When Officer Chauvin held his knee on George Floyd's neck for 8 minutes and 46 seconds, he looked straight into those cameras with impunity, because he assumed he would never be prosecuted criminally. He never imagined that justice would find him, and justice still must find him in a criminal court. He ignored the pleas of bystanders telling him to stop. He ignored George Floyd as he begged for his life. These kinds of actions by an individual in a system that has shielded people like them simply encourage more of it. And Section 242's change in the standard of criminal intent will provide real culpability for police who deserve it.
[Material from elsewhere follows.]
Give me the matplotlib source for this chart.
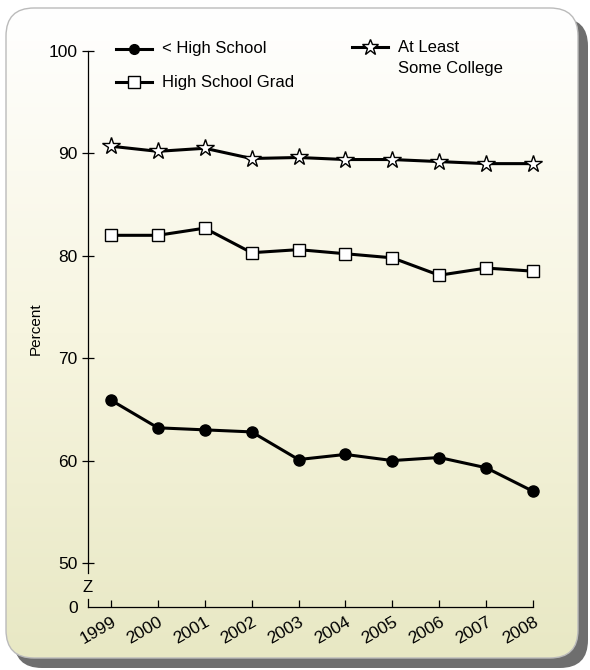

The Republican JUSTICE Act relies mainly on data collection, which may be used to inform policy proposals at some later time. It pushes down the road any real action. We already have statistics. Since be 2015 there have been 5,000 fatal shootings by on-duty police officers. In the past year over 1,000 people have been shot and killed by police. Black Americans account for less than 13 percent of the country's population, but they are killed at more than twice the rate of white Americans.

Now data is important. In fact, I was the lead sponsor of the Death in Custody Act passed about six years ago. Regrettably and inexcusably, that measure has never been enforced so that it has never really been effective. We must make it so, but it shows the limitations of any data collection system. And the fact is systemic racism in law enforcement has gone unchecked for too long. The time for accountability is now. It is long overdue.

Let me say finally for most of my professional career I have helped to enforce the laws. I've been a trial lawyer, yes, but I also served as the chief federal prosecutor the United States attorney for Connecticut for four and a half years and then as Attorney General of my state for twenty. And I have seen some of the best in law enforcement and some of the worst. We need a higher standard, not just in words or paper, but in fact. We need a standard that is worthy of the people who have marched and cried for justice throughout American history who have tried to dream of a better system and a fairer country.

There is so much work for us to do, but at this moment we must seize the opportunity, a point of consensus to come together and act in a way that is worthy of this great nation. We have proposed exactly that action in the Justice in Policing Act. We should be moving forward on it now, not on a bill that is truly unacceptably weak and inadequate and unworthy of this historic moment.

Thank you, Mr. President. I yield the floor.